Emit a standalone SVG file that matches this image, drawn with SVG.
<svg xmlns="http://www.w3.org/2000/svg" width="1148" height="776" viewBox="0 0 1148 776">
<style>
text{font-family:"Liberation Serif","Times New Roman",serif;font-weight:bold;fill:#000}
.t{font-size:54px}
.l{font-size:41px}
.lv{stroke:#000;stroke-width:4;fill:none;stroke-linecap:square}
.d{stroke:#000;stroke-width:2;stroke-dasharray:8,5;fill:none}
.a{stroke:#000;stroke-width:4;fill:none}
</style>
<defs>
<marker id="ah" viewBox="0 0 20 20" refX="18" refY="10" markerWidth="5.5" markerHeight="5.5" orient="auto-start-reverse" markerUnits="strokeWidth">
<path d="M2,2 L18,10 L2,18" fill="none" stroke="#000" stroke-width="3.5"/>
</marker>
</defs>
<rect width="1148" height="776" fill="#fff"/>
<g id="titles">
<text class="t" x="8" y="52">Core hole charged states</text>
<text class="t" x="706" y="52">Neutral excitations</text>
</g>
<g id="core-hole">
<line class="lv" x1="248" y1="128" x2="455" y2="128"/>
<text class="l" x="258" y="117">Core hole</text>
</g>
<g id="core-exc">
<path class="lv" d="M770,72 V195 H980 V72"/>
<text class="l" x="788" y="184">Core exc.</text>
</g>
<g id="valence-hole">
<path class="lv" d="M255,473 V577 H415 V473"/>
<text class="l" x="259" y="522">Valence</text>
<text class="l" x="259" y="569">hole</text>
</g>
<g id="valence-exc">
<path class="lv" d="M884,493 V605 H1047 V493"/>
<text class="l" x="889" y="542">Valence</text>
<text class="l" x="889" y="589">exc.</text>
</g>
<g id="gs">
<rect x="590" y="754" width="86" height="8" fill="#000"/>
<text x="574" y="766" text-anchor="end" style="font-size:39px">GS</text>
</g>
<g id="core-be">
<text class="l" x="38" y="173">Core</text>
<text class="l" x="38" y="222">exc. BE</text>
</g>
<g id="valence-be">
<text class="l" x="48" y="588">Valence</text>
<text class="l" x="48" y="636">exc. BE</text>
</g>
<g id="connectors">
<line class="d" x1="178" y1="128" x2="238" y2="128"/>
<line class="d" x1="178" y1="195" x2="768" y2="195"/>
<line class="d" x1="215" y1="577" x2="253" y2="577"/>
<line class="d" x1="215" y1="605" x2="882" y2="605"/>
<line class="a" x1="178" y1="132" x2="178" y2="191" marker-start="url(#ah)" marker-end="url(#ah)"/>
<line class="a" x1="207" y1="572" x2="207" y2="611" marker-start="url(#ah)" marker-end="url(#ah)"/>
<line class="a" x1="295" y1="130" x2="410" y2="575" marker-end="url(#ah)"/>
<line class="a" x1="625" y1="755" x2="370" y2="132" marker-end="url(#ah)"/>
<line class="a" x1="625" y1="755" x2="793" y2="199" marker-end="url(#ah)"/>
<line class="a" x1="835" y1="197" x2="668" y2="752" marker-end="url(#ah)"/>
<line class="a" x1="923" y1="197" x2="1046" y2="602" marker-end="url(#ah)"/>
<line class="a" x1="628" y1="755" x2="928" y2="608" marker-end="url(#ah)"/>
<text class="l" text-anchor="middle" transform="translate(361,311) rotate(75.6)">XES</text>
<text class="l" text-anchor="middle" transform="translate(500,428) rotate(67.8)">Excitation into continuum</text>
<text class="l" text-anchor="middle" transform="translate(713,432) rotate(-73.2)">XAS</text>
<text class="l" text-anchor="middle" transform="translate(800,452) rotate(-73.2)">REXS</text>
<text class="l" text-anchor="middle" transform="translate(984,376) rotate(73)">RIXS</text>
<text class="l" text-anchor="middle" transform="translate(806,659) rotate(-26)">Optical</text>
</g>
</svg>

•••••

## JOB
Using the data above, reproduce every line exactly.

## SOLUTION FOR THIS PROBLEM
Emit a standalone SVG file that matches this image, drawn with SVG.
<svg xmlns="http://www.w3.org/2000/svg" width="1148" height="776" viewBox="0 0 1148 776">
<style>
text{font-family:"Liberation Serif","Times New Roman",serif;font-weight:bold;fill:#000}
.t{font-size:54px}
.l{font-size:41px}
.lv{stroke:#000;stroke-width:4;fill:none;stroke-linecap:square}
.d{stroke:#000;stroke-width:2;stroke-dasharray:8,5;fill:none}
.a{stroke:#000;stroke-width:4;fill:none}
</style>
<defs>
<marker id="ah" viewBox="0 0 20 20" refX="18" refY="10" markerWidth="5.5" markerHeight="5.5" orient="auto-start-reverse" markerUnits="strokeWidth">
<path d="M2,2 L18,10 L2,18" fill="none" stroke="#000" stroke-width="3.5"/>
</marker>
</defs>
<rect width="1148" height="776" fill="#fff"/>
<g id="titles">
<text class="t" x="8" y="52">Core hole charged states</text>
<text class="t" x="706" y="52">Neutral excitations</text>
</g>
<g id="core-hole">
<line class="lv" x1="248" y1="128" x2="455" y2="128"/>
<text class="l" x="258" y="117">Core hole</text>
</g>
<g id="core-exc">
<path class="lv" d="M770,72 V195 H980 V72"/>
<text class="l" x="788" y="184">Core exc.</text>
</g>
<g id="valence-hole">
<path class="lv" d="M255,473 V577 H415 V473"/>
<text class="l" x="259" y="522">Valence</text>
<text class="l" x="259" y="569">hole</text>
</g>
<g id="valence-exc">
<path class="lv" d="M884,493 V605 H1047 V493"/>
<text class="l" x="889" y="542">Valence</text>
<text class="l" x="889" y="589">exc.</text>
</g>
<g id="gs">
<rect x="590" y="754" width="86" height="8" fill="#000"/>
<text x="574" y="766" text-anchor="end" style="font-size:39px">GS</text>
</g>
<g id="core-be">
<text class="l" x="38" y="173">Core</text>
<text class="l" x="38" y="222">exc. BE</text>
</g>
<g id="valence-be">
<text class="l" x="48" y="588">Valence</text>
<text class="l" x="48" y="636">exc. BE</text>
</g>
<g id="connectors">
<line class="d" x1="178" y1="128" x2="238" y2="128"/>
<line class="d" x1="178" y1="195" x2="768" y2="195"/>
<line class="d" x1="215" y1="577" x2="253" y2="577"/>
<line class="d" x1="215" y1="605" x2="882" y2="605"/>
<line class="a" x1="178" y1="132" x2="178" y2="191" marker-start="url(#ah)" marker-end="url(#ah)"/>
<line class="a" x1="207" y1="572" x2="207" y2="611" marker-start="url(#ah)" marker-end="url(#ah)"/>
<line class="a" x1="295" y1="130" x2="410" y2="575" marker-end="url(#ah)"/>
<line class="a" x1="625" y1="755" x2="370" y2="132" marker-end="url(#ah)"/>
<line class="a" x1="625" y1="755" x2="793" y2="199" marker-end="url(#ah)"/>
<line class="a" x1="835" y1="197" x2="668" y2="752" marker-end="url(#ah)"/>
<line class="a" x1="923" y1="197" x2="1046" y2="602" marker-end="url(#ah)"/>
<line class="a" x1="628" y1="755" x2="928" y2="608" marker-end="url(#ah)"/>
<text class="l" text-anchor="middle" transform="translate(361,311) rotate(75.6)">XES</text>
<text class="l" text-anchor="middle" transform="translate(500,428) rotate(67.8)">Excitation into continuum</text>
<text class="l" text-anchor="middle" transform="translate(713,432) rotate(-73.2)">XAS</text>
<text class="l" text-anchor="middle" transform="translate(800,452) rotate(-73.2)">REXS</text>
<text class="l" text-anchor="middle" transform="translate(984,376) rotate(73)">RIXS</text>
<text class="l" text-anchor="middle" transform="translate(806,659) rotate(-26)">Optical</text>
</g>
</svg>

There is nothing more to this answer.